Facial hair.
Nearly every adult male is capable of it but so many get it so very wrong. Alas no one teaches you at puberty what your face-based follicles are saying about you; you’re taught how to shave, but not how to shave.
By way of a public service, we thought we’d inform you as to exactly what your facial hair is putting out there, so that you may shave and cultivate your beard bits with full disclosure. Hair starteth the lesson…
The soul patch
Best case scenario
You’re a member of 90s American pop-rock trio and are contractually obliged to keep your bit of fluff.
Worst case scenario
There’s no easy way of putting this: You belong on some form of register. Please turn yourself in.
The connected goatee
Best case scenario
You’re Idris Elba, in which case, congratulations on being Idris Elba.
Worst case scenario
You’re a larger gentleman who wants to look like a thumb with eyebrows. Or you’re a magician.
The unconnected goatee
Best case scenario
You’re a creative genius who is known for his maverick ways and ripping up the rule book. That dot behind you? It’s the line you crossed ages ago.
Worst case scenario
You’re a Tony Stark style business magnate who will stop at nothing to achieve world domination. Mahogany tan optional.
The handlebar moustache
Best case scenario
You’re a renowned street performer of some sort, and a regular fixture at the Edinburgh Fringe.
Worst case scenario
Your one daily wish is that someone will refer to you as a hipster so you can sigh and say you’re not.
The cowboy moustache
Best case scenario
You’re a Latin-American freedom fighter who is willing to die for the noble cause of freeing your people.
Worst case scenario
You’ve got zero personality and the moustache is your desperate attempt to seem zany and wacky.
The Hitler moustache
Best case scenario
You’re Charlie Chaplin or a stand up comedian being ironic.
Worst case scenario
The worse case scenario of having a Hitler moustache is definitely Adolf Hitler.
The Craig David
Best case scenario
It was a phase. Beppe di Marco was deemed sexy and you clearly had too much time on your hands.
Worst case scenario
The worse case scenario of having a Craig David is definitely Craig David (Editor’s note: These are the views of one rogue writer, not the views of JOE).
The neck beard
Best case scenario
You were shaving and forgot to do that bit. Or you’re a gap-year student finding yourself in Goa.
Worst case scenario
You earnestly play love songs on the guitar to your other half (which they endure). Also, you definitely cry when you wank.
The neat beard
Best case scenario
You’re absolutely comfortable in your own skin. You’re doing this for yourself and no one else.
Worst case scenario
We’re giving you a free pass. You’re a massive nonce for all we know but it’s not down to your facial hair.
The unruly beard
Best case scenario
You’re a rugged Scandinavian who bathes outdoors and knows manly things like how to change a tyre.
Worst case scenario
You’re a f**king scruff. Sort your life out otherwise it’ll go bad quicker than the piece of tuna stuck to your chin.
The chinstrap
Best case scenario
You preserved the union and abolished slavery. Well done, but avoid the theatre.
Worst case scenario
You know you did that murder. Everyone knows you did that murder. Just you wait for advancements in forensic science.
The accessorised beard
Best case scenario
Get the f**k out.
Worst case scenario
Seriously, f**k off.
The pencil moustache
Best case scenario
You’re an oldey-style spiv who’s a bit of rogue but handy to know if you want some American chocolate or nylon stockings.
Worst case scenario
You’re a former member of N-Dubz and not as sharp as your facial hair. On the other hand, you’re hung like a shire horse so swings and roundabouts.
The long sidies
Best case scenario
You’re an original skinhead who has never forgotten their first love. You may also be into Northern Soul.
Worst case scenario
Do you cycle for living? Fan of Paul Weller?

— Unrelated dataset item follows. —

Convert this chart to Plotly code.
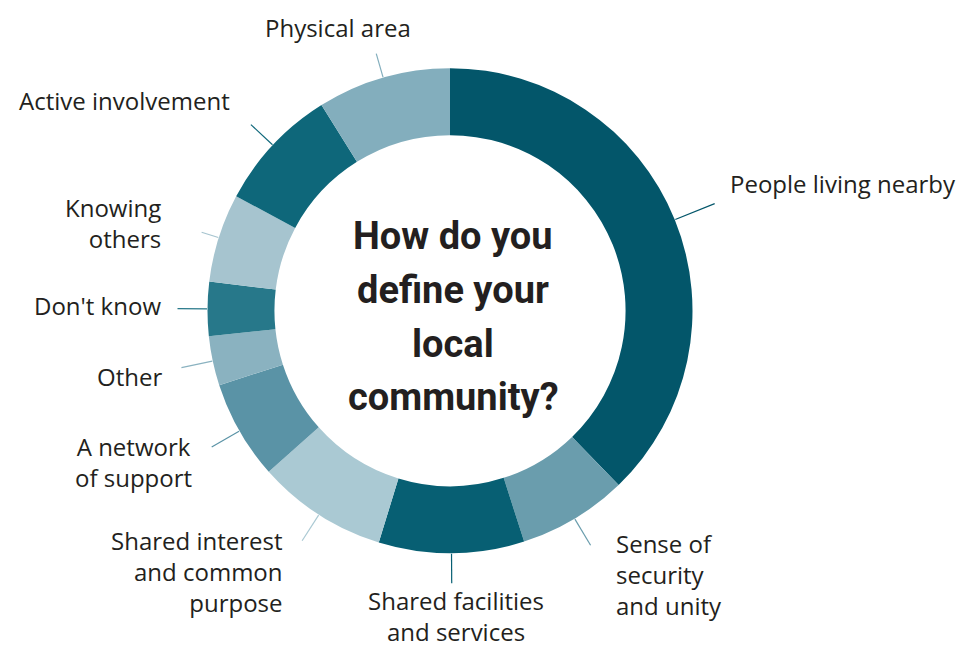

The connected sidey-moustache
Best case scenario
Howay Geoff man! You run a youth club in the Byker district of Newcastle upon Tyne. Or you’re Lemmy RIP.
Worst case scenario
You’re a farmer who’s more interested in their livestock than a long-term relationship of any sort.
The novelty shaped sidies
Best case scenario
You’re Alex ‘Star-Burns’ Osbourne from cult comedy series Community. We’re big fans.
Worst case scenario
You’re a rude boy who has pimped up their ride with a sound system far exceeding the value of the car.
The stubble
Best case scenario
You’ve not got the time or vanity to shave every day, but you’re also self-aware enough to know your beard is sh*t.
Worst case scenario
You’re a middle-aged man who constantly keeps their stubble at a set growth. You wear one earring.
The clean-shaven
Best case scenario
You’re a particular handsome bloke and it would be a sin to cover up a large % of your money-maker with unnecessary foliage.
Worst case scenario
You aren’t clean-shaven at all. You’re just incapable of growing any facial hair and it kills you inside.